## Short exercise
Exclude the pictures and return every line exactly as written.

## Data section
(begin)
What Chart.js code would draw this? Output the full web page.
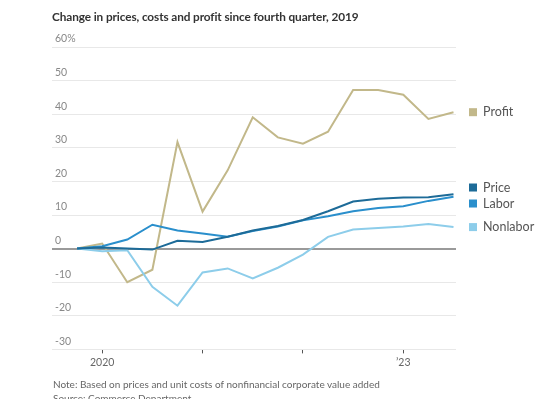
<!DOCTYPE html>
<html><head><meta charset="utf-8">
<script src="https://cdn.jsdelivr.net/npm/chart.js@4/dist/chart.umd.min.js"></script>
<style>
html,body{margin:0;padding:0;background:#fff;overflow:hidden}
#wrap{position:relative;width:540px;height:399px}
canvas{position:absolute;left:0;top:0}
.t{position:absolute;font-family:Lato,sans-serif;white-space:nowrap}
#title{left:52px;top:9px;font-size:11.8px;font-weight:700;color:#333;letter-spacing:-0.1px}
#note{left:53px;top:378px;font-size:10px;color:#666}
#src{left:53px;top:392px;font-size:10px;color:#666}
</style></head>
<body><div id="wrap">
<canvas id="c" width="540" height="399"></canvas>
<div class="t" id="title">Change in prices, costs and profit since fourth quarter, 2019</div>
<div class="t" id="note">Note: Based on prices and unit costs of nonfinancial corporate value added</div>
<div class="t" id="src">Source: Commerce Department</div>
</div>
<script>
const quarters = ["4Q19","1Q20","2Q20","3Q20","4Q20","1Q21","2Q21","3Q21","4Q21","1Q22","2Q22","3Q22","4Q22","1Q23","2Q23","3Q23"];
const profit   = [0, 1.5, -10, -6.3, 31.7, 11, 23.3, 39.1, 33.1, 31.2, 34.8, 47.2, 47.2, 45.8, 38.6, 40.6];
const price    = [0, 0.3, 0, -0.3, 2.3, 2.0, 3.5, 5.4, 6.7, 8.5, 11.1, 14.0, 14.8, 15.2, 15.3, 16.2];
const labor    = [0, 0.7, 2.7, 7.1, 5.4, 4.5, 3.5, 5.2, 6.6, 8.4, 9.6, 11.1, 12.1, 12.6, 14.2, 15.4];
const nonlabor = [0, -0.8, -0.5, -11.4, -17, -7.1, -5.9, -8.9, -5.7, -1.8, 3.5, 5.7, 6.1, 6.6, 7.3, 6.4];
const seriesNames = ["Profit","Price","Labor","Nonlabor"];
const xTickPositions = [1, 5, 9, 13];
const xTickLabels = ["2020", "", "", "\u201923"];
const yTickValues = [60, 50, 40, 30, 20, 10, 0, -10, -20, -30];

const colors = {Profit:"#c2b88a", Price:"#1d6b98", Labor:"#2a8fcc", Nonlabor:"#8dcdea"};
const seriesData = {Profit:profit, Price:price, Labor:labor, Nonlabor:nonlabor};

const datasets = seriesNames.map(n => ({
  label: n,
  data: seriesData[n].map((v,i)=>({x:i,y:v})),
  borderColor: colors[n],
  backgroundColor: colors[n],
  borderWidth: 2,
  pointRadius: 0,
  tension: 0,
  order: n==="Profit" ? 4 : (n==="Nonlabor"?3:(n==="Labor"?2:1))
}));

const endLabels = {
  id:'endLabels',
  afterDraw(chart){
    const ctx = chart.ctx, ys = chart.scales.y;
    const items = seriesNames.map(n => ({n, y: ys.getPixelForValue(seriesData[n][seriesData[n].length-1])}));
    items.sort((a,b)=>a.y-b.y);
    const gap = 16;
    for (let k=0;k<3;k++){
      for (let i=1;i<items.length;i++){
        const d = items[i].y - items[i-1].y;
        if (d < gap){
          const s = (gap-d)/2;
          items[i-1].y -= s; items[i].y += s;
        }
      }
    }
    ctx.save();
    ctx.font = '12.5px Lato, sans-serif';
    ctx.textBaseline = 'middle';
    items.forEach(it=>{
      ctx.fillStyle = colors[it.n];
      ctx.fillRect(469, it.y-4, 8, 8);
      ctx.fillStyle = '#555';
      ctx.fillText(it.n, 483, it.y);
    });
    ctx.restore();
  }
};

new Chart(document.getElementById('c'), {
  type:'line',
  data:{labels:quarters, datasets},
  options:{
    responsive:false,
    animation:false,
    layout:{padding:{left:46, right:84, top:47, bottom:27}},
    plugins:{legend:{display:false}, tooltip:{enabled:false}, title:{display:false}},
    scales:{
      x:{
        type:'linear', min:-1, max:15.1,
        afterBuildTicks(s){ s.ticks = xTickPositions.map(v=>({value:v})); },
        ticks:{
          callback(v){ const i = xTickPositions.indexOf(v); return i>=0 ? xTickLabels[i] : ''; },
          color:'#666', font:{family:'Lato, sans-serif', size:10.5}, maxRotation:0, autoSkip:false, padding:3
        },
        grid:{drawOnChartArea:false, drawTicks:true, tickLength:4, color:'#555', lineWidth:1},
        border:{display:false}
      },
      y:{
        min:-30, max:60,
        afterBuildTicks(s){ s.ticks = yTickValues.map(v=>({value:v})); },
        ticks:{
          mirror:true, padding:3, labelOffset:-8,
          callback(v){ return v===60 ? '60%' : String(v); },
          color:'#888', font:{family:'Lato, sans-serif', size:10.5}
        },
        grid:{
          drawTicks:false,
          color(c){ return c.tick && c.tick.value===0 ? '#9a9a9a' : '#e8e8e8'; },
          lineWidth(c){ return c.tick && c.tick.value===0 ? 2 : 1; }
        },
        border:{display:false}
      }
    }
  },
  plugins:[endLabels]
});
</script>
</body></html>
(end)
## Completed exercise
What Chart.js code would draw this? Output the full web page.
<!DOCTYPE html>
<html><head><meta charset="utf-8">
<script src="https://cdn.jsdelivr.net/npm/chart.js@4/dist/chart.umd.min.js"></script>
<style>
html,body{margin:0;padding:0;background:#fff;overflow:hidden}
#wrap{position:relative;width:540px;height:399px}
canvas{position:absolute;left:0;top:0}
.t{position:absolute;font-family:Lato,sans-serif;white-space:nowrap}
#title{left:52px;top:9px;font-size:11.8px;font-weight:700;color:#333;letter-spacing:-0.1px}
#note{left:53px;top:378px;font-size:10px;color:#666}
#src{left:53px;top:392px;font-size:10px;color:#666}
</style></head>
<body><div id="wrap">
<canvas id="c" width="540" height="399"></canvas>
<div class="t" id="title">Change in prices, costs and profit since fourth quarter, 2019</div>
<div class="t" id="note">Note: Based on prices and unit costs of nonfinancial corporate value added</div>
<div class="t" id="src">Source: Commerce Department</div>
</div>
<script>
const quarters = ["4Q19","1Q20","2Q20","3Q20","4Q20","1Q21","2Q21","3Q21","4Q21","1Q22","2Q22","3Q22","4Q22","1Q23","2Q23","3Q23"];
const profit   = [0, 1.5, -10, -6.3, 31.7, 11, 23.3, 39.1, 33.1, 31.2, 34.8, 47.2, 47.2, 45.8, 38.6, 40.6];
const price    = [0, 0.3, 0, -0.3, 2.3, 2.0, 3.5, 5.4, 6.7, 8.5, 11.1, 14.0, 14.8, 15.2, 15.3, 16.2];
const labor    = [0, 0.7, 2.7, 7.1, 5.4, 4.5, 3.5, 5.2, 6.6, 8.4, 9.6, 11.1, 12.1, 12.6, 14.2, 15.4];
const nonlabor = [0, -0.8, -0.5, -11.4, -17, -7.1, -5.9, -8.9, -5.7, -1.8, 3.5, 5.7, 6.1, 6.6, 7.3, 6.4];
const seriesNames = ["Profit","Price","Labor","Nonlabor"];
const xTickPositions = [1, 5, 9, 13];
const xTickLabels = ["2020", "", "", "\u201923"];
const yTickValues = [60, 50, 40, 30, 20, 10, 0, -10, -20, -30];

const colors = {Profit:"#c2b88a", Price:"#1d6b98", Labor:"#2a8fcc", Nonlabor:"#8dcdea"};
const seriesData = {Profit:profit, Price:price, Labor:labor, Nonlabor:nonlabor};

const datasets = seriesNames.map(n => ({
  label: n,
  data: seriesData[n].map((v,i)=>({x:i,y:v})),
  borderColor: colors[n],
  backgroundColor: colors[n],
  borderWidth: 2,
  pointRadius: 0,
  tension: 0,
  order: n==="Profit" ? 4 : (n==="Nonlabor"?3:(n==="Labor"?2:1))
}));

const endLabels = {
  id:'endLabels',
  afterDraw(chart){
    const ctx = chart.ctx, ys = chart.scales.y;
    const items = seriesNames.map(n => ({n, y: ys.getPixelForValue(seriesData[n][seriesData[n].length-1])}));
    items.sort((a,b)=>a.y-b.y);
    const gap = 16;
    for (let k=0;k<3;k++){
      for (let i=1;i<items.length;i++){
        const d = items[i].y - items[i-1].y;
        if (d < gap){
          const s = (gap-d)/2;
          items[i-1].y -= s; items[i].y += s;
        }
      }
    }
    ctx.save();
    ctx.font = '12.5px Lato, sans-serif';
    ctx.textBaseline = 'middle';
    items.forEach(it=>{
      ctx.fillStyle = colors[it.n];
      ctx.fillRect(469, it.y-4, 8, 8);
      ctx.fillStyle = '#555';
      ctx.fillText(it.n, 483, it.y);
    });
    ctx.restore();
  }
};

new Chart(document.getElementById('c'), {
  type:'line',
  data:{labels:quarters, datasets},
  options:{
    responsive:false,
    animation:false,
    layout:{padding:{left:46, right:84, top:47, bottom:27}},
    plugins:{legend:{display:false}, tooltip:{enabled:false}, title:{display:false}},
    scales:{
      x:{
        type:'linear', min:-1, max:15.1,
        afterBuildTicks(s){ s.ticks = xTickPositions.map(v=>({value:v})); },
        ticks:{
          callback(v){ const i = xTickPositions.indexOf(v); return i>=0 ? xTickLabels[i] : ''; },
          color:'#666', font:{family:'Lato, sans-serif', size:10.5}, maxRotation:0, autoSkip:false, padding:3
        },
        grid:{drawOnChartArea:false, drawTicks:true, tickLength:4, color:'#555', lineWidth:1},
        border:{display:false}
      },
      y:{
        min:-30, max:60,
        afterBuildTicks(s){ s.ticks = yTickValues.map(v=>({value:v})); },
        ticks:{
          mirror:true, padding:3, labelOffset:-8,
          callback(v){ return v===60 ? '60%' : String(v); },
          color:'#888', font:{family:'Lato, sans-serif', size:10.5}
        },
        grid:{
          drawTicks:false,
          color(c){ return c.tick && c.tick.value===0 ? '#9a9a9a' : '#e8e8e8'; },
          lineWidth(c){ return c.tick && c.tick.value===0 ? 2 : 1; }
        },
        border:{display:false}
      }
    }
  },
  plugins:[endLabels]
});
</script>
</body></html>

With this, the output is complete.